## Set problem
Extract every line that includes the string "this".

=-=-=-=-=

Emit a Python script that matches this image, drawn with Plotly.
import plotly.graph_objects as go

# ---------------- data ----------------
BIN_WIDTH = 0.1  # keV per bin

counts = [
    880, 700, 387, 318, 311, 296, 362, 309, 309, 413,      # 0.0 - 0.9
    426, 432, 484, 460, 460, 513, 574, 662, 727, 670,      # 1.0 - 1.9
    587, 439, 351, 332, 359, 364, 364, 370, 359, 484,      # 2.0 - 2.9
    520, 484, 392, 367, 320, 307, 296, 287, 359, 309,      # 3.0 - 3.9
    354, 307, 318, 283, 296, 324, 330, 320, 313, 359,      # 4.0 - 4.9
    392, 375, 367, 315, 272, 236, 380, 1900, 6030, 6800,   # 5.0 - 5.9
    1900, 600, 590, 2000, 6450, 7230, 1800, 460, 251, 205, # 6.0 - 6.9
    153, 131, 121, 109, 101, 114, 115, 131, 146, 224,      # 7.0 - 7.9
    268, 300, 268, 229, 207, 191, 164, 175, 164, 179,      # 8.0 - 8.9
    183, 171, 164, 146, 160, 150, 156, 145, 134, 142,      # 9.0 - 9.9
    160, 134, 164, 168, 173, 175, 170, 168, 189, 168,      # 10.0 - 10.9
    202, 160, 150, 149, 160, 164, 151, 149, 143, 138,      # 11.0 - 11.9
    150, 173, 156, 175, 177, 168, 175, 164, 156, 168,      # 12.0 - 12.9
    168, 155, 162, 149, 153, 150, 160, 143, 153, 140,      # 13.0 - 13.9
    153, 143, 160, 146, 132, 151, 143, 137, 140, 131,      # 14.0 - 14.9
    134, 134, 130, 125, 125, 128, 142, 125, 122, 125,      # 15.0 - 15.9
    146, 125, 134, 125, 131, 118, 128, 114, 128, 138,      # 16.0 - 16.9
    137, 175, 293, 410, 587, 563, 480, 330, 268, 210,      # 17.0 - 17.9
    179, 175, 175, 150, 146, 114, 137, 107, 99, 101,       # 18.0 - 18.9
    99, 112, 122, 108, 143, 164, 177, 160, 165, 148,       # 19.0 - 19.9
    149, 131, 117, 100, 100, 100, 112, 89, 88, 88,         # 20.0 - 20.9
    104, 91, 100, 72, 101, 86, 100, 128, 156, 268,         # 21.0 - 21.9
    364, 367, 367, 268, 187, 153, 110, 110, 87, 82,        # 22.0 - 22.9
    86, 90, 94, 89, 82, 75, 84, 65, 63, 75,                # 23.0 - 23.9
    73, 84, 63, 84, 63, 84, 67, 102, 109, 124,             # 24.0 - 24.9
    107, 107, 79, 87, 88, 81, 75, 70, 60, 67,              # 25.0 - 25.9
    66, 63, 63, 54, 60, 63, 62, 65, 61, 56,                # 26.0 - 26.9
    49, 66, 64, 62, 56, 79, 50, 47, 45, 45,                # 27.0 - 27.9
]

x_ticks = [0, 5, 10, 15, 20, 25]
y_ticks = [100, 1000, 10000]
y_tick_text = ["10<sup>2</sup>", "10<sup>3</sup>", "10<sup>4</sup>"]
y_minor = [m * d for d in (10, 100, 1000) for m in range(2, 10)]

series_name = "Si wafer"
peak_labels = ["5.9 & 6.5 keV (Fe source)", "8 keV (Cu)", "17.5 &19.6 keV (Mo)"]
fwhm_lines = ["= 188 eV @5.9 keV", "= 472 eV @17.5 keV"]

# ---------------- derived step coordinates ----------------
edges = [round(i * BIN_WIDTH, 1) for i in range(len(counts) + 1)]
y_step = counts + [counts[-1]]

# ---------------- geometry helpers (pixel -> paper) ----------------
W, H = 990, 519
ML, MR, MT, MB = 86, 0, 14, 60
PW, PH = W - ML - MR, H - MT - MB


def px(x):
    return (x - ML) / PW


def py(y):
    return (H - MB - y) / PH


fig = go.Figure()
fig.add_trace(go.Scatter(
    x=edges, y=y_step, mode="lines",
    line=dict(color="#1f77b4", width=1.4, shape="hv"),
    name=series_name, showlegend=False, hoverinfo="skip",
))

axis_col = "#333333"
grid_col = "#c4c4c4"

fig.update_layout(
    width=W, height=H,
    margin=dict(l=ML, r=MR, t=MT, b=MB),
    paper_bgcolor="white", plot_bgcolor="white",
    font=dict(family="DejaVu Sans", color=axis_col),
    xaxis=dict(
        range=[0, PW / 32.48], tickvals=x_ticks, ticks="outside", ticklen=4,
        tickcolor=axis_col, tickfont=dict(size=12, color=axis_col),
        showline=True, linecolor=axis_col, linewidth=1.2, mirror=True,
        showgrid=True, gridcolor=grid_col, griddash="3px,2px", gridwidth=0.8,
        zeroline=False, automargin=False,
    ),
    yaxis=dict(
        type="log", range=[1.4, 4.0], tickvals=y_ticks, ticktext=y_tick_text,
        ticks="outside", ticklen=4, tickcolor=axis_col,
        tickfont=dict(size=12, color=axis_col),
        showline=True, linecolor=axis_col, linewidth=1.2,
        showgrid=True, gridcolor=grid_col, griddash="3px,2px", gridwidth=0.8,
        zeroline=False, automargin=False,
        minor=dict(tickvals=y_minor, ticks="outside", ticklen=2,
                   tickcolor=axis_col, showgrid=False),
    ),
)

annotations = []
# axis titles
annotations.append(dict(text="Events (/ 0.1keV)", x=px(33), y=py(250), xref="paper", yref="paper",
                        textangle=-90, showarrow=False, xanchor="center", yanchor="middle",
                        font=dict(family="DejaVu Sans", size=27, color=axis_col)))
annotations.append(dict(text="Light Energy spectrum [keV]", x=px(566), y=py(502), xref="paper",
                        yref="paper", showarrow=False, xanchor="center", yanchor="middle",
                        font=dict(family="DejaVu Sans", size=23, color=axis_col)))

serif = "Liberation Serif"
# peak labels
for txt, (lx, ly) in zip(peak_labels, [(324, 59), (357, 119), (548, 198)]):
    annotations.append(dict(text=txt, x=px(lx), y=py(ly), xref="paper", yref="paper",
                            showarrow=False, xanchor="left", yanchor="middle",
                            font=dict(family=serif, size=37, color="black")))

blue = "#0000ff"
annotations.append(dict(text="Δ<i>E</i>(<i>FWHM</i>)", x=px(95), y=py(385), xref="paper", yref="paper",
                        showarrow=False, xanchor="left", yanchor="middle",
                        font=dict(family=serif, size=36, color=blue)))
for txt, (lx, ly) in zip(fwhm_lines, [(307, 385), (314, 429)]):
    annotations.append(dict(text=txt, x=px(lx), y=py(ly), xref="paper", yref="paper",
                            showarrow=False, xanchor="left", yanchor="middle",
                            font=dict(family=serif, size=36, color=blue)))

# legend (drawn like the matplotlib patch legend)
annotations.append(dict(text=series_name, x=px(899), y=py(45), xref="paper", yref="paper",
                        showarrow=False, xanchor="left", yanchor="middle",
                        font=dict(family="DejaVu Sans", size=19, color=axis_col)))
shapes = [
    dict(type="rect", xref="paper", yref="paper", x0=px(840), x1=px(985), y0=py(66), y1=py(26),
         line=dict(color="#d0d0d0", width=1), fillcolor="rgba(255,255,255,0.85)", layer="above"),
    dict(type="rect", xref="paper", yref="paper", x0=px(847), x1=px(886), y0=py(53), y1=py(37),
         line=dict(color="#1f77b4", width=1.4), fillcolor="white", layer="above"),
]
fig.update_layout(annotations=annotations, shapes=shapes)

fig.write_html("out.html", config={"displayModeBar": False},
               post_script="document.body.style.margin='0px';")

=-=-=-=-=

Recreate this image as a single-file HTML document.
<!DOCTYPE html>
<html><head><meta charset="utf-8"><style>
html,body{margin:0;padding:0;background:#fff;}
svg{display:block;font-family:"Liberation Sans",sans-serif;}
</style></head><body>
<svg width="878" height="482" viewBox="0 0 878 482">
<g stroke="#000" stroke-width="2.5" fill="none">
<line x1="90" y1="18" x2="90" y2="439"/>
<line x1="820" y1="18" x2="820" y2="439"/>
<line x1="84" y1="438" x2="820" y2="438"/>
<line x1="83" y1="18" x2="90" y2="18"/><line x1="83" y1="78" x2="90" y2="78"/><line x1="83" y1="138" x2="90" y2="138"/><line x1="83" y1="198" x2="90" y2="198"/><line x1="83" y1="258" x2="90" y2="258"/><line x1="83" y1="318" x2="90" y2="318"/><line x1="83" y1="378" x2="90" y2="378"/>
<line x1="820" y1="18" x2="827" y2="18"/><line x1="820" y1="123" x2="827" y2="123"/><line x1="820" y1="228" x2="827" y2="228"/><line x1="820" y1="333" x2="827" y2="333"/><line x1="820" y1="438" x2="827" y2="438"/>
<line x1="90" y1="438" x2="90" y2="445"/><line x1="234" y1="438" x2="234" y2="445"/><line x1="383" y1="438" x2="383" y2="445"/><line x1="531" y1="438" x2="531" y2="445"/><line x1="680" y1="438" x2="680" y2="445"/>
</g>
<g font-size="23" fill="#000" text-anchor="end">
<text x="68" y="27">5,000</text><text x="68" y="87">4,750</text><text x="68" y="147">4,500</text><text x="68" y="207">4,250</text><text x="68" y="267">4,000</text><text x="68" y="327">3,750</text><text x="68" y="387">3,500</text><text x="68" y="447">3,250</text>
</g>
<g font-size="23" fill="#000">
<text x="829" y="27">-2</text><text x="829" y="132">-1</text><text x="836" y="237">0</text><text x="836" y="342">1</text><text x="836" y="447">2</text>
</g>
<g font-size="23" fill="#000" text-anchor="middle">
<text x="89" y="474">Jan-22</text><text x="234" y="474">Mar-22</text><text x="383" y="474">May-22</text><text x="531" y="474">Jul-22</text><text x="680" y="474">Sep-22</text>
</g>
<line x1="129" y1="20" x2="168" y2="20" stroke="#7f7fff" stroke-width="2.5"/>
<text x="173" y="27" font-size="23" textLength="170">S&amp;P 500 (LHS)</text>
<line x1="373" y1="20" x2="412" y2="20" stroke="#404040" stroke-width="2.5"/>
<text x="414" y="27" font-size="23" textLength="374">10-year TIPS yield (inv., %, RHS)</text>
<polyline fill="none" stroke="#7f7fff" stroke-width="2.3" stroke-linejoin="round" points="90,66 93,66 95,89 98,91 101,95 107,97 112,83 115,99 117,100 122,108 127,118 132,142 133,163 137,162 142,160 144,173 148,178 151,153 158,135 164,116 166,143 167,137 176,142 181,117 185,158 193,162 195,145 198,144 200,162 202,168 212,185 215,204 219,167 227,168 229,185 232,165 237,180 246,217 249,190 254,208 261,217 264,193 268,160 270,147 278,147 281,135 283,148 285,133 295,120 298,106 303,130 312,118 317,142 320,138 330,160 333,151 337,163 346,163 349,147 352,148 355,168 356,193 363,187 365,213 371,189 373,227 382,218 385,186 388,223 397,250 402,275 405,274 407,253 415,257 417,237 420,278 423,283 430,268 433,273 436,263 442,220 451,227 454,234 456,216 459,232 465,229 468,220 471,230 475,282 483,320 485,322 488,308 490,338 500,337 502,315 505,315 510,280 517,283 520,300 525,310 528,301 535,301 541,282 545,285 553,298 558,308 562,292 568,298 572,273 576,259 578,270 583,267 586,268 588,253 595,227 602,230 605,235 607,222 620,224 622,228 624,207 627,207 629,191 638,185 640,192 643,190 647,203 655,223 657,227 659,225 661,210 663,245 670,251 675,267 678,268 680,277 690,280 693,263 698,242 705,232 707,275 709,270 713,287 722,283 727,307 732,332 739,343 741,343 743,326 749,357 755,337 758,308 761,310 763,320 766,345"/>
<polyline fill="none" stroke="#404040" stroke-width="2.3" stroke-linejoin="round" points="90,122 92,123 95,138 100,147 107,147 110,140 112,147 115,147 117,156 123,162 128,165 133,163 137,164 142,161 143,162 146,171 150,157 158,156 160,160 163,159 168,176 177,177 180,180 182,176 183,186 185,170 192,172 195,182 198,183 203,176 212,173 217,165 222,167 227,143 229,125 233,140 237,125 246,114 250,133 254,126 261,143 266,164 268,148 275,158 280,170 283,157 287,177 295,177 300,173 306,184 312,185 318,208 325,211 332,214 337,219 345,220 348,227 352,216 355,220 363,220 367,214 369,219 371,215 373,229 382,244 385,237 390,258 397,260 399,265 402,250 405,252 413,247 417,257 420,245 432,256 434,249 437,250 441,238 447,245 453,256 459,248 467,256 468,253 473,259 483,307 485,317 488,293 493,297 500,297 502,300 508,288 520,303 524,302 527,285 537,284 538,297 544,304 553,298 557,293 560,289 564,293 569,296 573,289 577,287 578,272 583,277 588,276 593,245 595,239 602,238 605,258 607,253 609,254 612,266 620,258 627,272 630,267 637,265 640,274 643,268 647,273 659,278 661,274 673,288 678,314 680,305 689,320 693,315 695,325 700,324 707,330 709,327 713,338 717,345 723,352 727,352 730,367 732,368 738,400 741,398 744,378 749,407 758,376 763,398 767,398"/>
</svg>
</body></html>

=-=-=-=-=

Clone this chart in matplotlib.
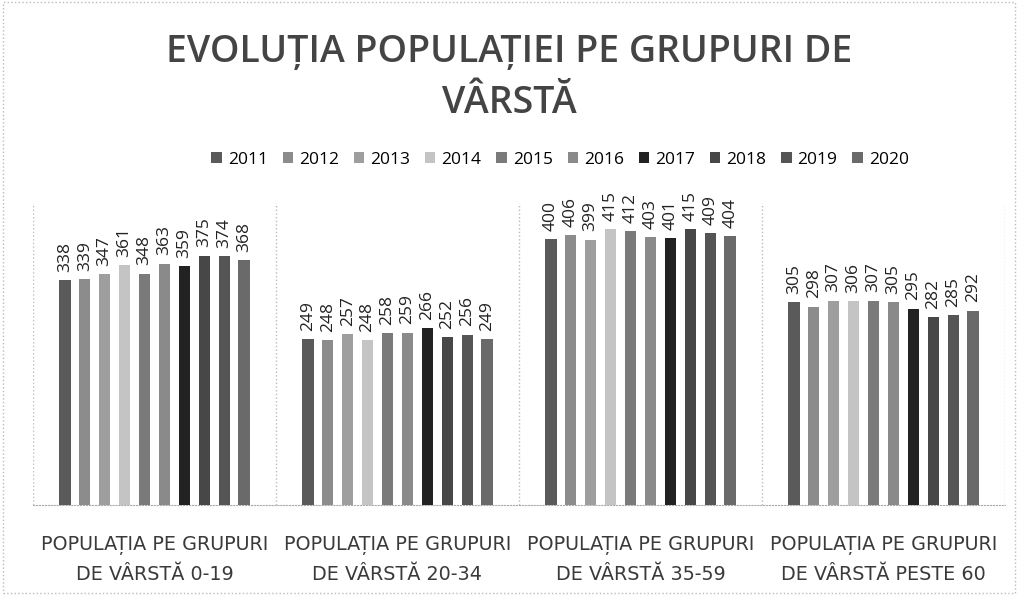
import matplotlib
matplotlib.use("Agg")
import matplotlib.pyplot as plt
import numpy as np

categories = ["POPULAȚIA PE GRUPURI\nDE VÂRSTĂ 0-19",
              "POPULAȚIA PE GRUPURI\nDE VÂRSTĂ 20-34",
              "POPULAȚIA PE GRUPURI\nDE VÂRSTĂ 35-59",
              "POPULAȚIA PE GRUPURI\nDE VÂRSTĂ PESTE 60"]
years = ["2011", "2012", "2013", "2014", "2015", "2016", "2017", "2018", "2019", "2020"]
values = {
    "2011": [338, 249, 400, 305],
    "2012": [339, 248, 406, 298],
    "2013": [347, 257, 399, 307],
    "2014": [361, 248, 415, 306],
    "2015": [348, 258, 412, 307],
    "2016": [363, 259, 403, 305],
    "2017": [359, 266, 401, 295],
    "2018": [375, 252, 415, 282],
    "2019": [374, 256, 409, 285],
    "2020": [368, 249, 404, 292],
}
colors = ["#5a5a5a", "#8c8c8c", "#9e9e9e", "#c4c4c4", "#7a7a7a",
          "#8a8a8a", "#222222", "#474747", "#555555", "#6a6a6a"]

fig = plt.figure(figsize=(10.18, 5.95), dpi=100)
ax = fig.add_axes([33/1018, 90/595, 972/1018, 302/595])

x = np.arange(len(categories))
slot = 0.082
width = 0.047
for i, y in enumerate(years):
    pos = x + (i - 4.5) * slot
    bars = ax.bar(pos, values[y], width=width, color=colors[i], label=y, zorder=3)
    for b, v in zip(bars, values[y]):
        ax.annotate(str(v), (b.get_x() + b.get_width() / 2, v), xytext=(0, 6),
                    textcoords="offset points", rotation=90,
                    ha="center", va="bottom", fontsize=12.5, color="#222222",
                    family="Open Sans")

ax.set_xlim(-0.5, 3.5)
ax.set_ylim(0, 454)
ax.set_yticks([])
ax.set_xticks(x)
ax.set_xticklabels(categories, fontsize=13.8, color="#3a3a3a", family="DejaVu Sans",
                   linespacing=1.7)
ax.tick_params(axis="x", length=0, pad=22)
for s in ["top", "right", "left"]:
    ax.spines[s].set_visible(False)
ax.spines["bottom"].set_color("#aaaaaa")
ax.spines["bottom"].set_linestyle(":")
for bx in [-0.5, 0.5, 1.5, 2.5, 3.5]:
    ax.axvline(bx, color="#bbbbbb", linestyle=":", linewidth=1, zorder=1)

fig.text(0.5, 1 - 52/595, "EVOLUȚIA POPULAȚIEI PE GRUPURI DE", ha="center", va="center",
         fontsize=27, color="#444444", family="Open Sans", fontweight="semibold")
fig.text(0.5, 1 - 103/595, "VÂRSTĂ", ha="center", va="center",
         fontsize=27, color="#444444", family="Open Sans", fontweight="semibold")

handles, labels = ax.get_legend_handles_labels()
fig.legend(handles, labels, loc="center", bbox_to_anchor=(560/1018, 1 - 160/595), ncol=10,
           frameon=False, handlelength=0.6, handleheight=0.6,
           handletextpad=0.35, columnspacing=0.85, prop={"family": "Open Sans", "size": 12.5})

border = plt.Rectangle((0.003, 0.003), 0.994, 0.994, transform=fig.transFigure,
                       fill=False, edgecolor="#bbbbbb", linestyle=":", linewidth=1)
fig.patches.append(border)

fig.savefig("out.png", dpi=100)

=-=-=-=-=

## Result
Emit a Python script that matches this image, drawn with Plotly.
Recreate this image as a single-file HTML document.
Clone this chart in matplotlib.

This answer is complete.